The kind landlady made me a plate of pasta and some vegetables, and offered a glass of red wine. How wonderful it all tasted. Here I was in a strange boarding house in a big city with people I didn’t know, who were treating me like family. It was a moment that really made me see Italy and Italians through a lens that I still sometimes use. We were only 25 years away from the liberation of Italy during World War II; perhaps the landlady took pity on the young American. It wasn’t that much money, I think with half pension it was about 1,500 lire, or $2.50 a day. My room I would have to share if someone else came in. But it never happened that anyone else came.

Walking around Rome during the day would be my introduction to Italy. And I walked everywhere, with my cameras, photographing everything in black and white, Tri-X film, with my Canon rangefinder cameras. I was living the dream of a young man to be a street photographer, and Rome was my canvas.

Little did I know I would come back to Italy more than equivalent of once a year for the next 50 years. Nor did I realize then that I’d be back here on business. Wine business. For I was far from being on my career path of becoming a wine lover, and some would say, an expert in Italian wine. I wasn’t that interested in wine, then. For me, it was my first love, photography, that brought me here. And to meet my family, trace my roots, try and make sense of the what and the why of my grandparents leaving Italy and coming to America.

From the Villa Borghese to the Fontana di Trevi, the Sistine Chapel to the Baths of Caracalla, there was no backdrop that I wouldn’t shoot in the blistering heat and humidity of Rome in August.

In that time the city was quiet, many people out of town in cooler places. Just a few tourists and the workforce of Rome, who stayed behind to keep the city running. Many shops were closed for the month, but there was enough life in the Eternal City to get a feel for a place that humans have inhabited for thousands and thousands of years.

But it was like the city was mine. It welcomed me into this marriage with Italy, which has lasted now for 50 years. It has been a constant in my life, always there, always greeting me with its warm caress and lovely people, food, and landscapes.

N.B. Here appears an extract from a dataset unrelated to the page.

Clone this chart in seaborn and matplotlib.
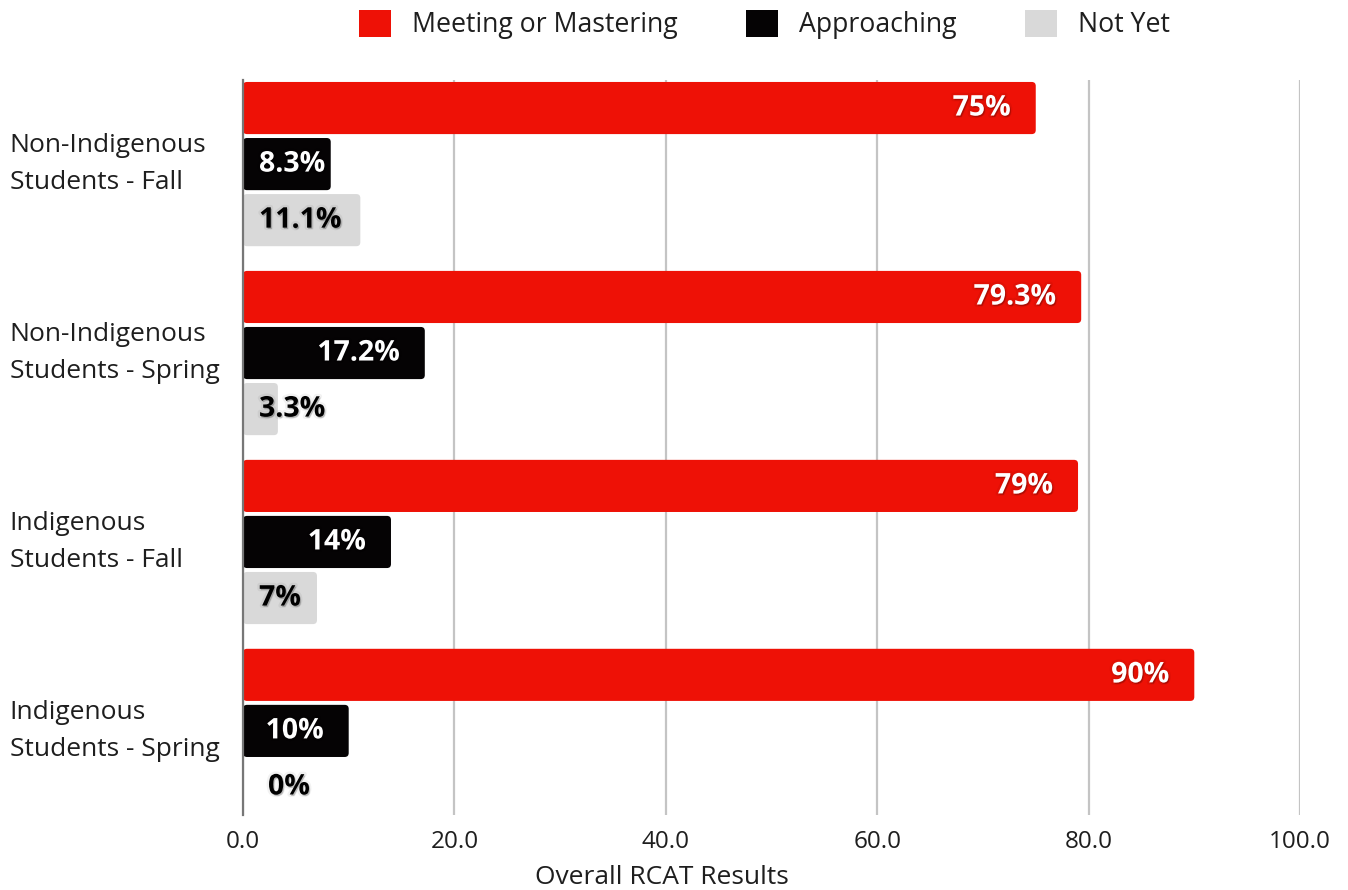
import numpy as np
import pandas as pd
import matplotlib
matplotlib.use("Agg")
import matplotlib.pyplot as plt
import matplotlib.patheffects as pe
from matplotlib.patches import FancyBboxPatch
import seaborn as sns

groups = [
    "Non-Indigenous\nStudents - Fall",
    "Non-Indigenous\nStudents - Spring",
    "Indigenous\nStudents - Fall",
    "Indigenous\nStudents - Spring",
]
levels = ["Meeting or Mastering", "Approaching", "Not Yet"]
meeting = [75.0, 79.3, 79.0, 90.0]
approaching = [8.3, 17.2, 14.0, 10.0]
not_yet = [11.1, 3.3, 7.0, 0.0]
value_labels = {
    "Meeting or Mastering": ["75%", "79.3%", "79%", "90%"],
    "Approaching": ["8.3%", "17.2%", "14%", "10%"],
    "Not Yet": ["11.1%", "3.3%", "7%", "0%"],
}
colors = ["#EE1106", "#050304", "#D9D9D9"]
x_ticks = [0, 20, 40, 60, 80, 100]
x_title = "Overall RCAT Results"

df = pd.DataFrame({
    "group": np.repeat(groups, 3),
    "level": levels * len(groups),
    "value": [v for trio in zip(meeting, approaching, not_yet) for v in trio],
})

sns.set_theme(style="white")
plt.rcParams["font.family"] = ["Open Sans", "DejaVu Sans"]

fig = plt.figure(figsize=(13.48, 8.9), dpi=100)
ax = fig.add_axes([243 / 1348, 75 / 890, (1300 - 243) / 1348, (810 - 75) / 890])

sns.barplot(
    data=df, y="group", x="value", hue="level", order=groups, hue_order=levels,
    palette=colors, orient="h", width=0.89, gap=0.07, ax=ax, legend=True,
    saturation=1, errorbar=None,
)

text_color = "#1E1E1E"
ax.set_xlim(0, 100)
ax.set_ylim(3.445, -0.445)
ax.set_xticks(x_ticks)
ax.set_xticklabels([f"{t:.1f}" for t in x_ticks], fontsize=17.5, color=text_color)
ax.tick_params(axis="x", length=0, pad=11)
ax.tick_params(axis="y", labelsize=19, labelcolor=text_color, length=0, pad=168)
for lab in ax.get_yticklabels():
    lab.set_horizontalalignment("left")
    lab.set_verticalalignment("center")
    lab.set_linespacing(1.65)
ax.set_ylabel("")
ax.set_xlabel(x_title, fontsize=19, color=text_color)
ax.xaxis.set_label_coords((662 - 243) / 1057, -0.085, transform=ax.transAxes)
ax.xaxis.get_label().set_verticalalignment("center")
ax.grid(axis="x", color="#C4C4C4", linewidth=1.6)
ax.grid(axis="y", visible=False)
ax.set_axisbelow(True)
for s in ["top", "right", "bottom"]:
    ax.spines[s].set_visible(False)
ax.spines["left"].set_color("#777777")
ax.spines["left"].set_linewidth(1.6)
ax.spines["left"].set_zorder(5)

# soften the bar corners
fig.canvas.draw()
px_x = ax.transData.transform((1, 0))[0] - ax.transData.transform((0, 0))[0]
px_y = ax.transData.transform((0, 1))[1] - ax.transData.transform((0, 0))[1]
aspect = abs(px_x / px_y)
radius = 4 / px_x
bar_info = []
for container, level in zip(ax.containers, levels):
    for rect, lab in zip(container.patches, value_labels[level]):
        x0, y0 = rect.get_x(), rect.get_y()
        w, h = rect.get_width(), rect.get_height()
        color = rect.get_facecolor()
        rect.set_visible(False)
        if w > 0:
            r = min(radius, w / 2)
            fb = FancyBboxPatch((x0, y0), w, h,
                                boxstyle=f"round,pad=0,rounding_size={r}",
                                mutation_aspect=aspect, facecolor=color,
                                edgecolor="none", zorder=3)
            ax.add_patch(fb)
        bar_info.append((level, w, y0 + h / 2, lab))

# value labels inside bar ends, with a soft drop shadow
shadow = [
    pe.Stroke(linewidth=3.5, foreground="black", alpha=0.05),
    pe.SimplePatchShadow(offset=(0.8, -1.0), alpha=0.22, shadow_rgbFace="black"),
    pe.Normal(),
]
renderer = fig.canvas.get_renderer()
axis_left_px = ax.transData.transform((0, 0))[0]
for level, w, yc, lab in bar_info:
    tcolor = "black" if level == "Not Yet" else "white"
    t = ax.annotate(lab, xy=(w, yc), xytext=(-25, 0), textcoords="offset pixels",
                    ha="right", va="center", fontsize=20.5, fontweight="bold",
                    color=tcolor, zorder=6, path_effects=shadow)
    bb = t.get_window_extent(renderer)
    if bb.x0 < axis_left_px + 13:
        t.remove()
        ax.annotate(lab, xy=(0, yc), xytext=(16 if w > 0 else 25, 0),
                    textcoords="offset pixels", ha="left", va="center",
                    fontsize=20.5, fontweight="bold", color=tcolor, zorder=6,
                    path_effects=shadow)

# legend across the top
leg = ax.get_legend()
if leg is not None:
    leg.remove()
handles = [FancyBboxPatch((0, 0), 1, 1, boxstyle="round,pad=0,rounding_size=0.1",
                          facecolor=c, edgecolor="none") for c in colors]
fig.legend(handles, levels, loc="upper center", bbox_to_anchor=(0.567, 1.016),
           ncol=3, frameon=False, fontsize=19.2, handlelength=1.2, handleheight=1.2,
           handletextpad=0.8, columnspacing=2.55, labelcolor=text_color)

fig.savefig("out.png", dpi=100)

I must admit when I first landed in Italy one of my initial thoughts was, “Gee, all the people in Italy are great. They all love everybody. There are no criminals here. This place is perfect!” Yeah, I had one of those moments. And for a 20-year-old who was naïve and idealistic, that thought propelled me into many places in Italy that weren’t quite as I had envisioned them. But I survived. They almost got the best of me once. But they didn’t. And while I am 50 years older than that 20-year-old moonbeam chaser, that person is also still here, watching over my shoulder as I write these words.

“Hey, I got you to this point,” he whispers in my ear. “You didn’t do so badly. We met our family, we had great times, had a lot of good things to eat. And those wines. And those pictures. Not too shabby, amico!”

Yep, no too shabby is right. We made it this far. I still am deeply in love with Italy. In fact, I really have little desire to go elsewhere when we can get on a long-haul plane and go somewhere safely. Until then, I have years and years of images, and hundreds of bottles of Italian wine to share with my friends and loved ones here at home on my little island, my Isola da Cevola.

That will do me for now. And later, when the sparkling wine is opened and we toast our Nozze d'Oro, I’ll probably start working on the next 10 or so years. 50 more years isn’t going to work for this Silverback.

But the past 50 have just been great, when it comes to Italy.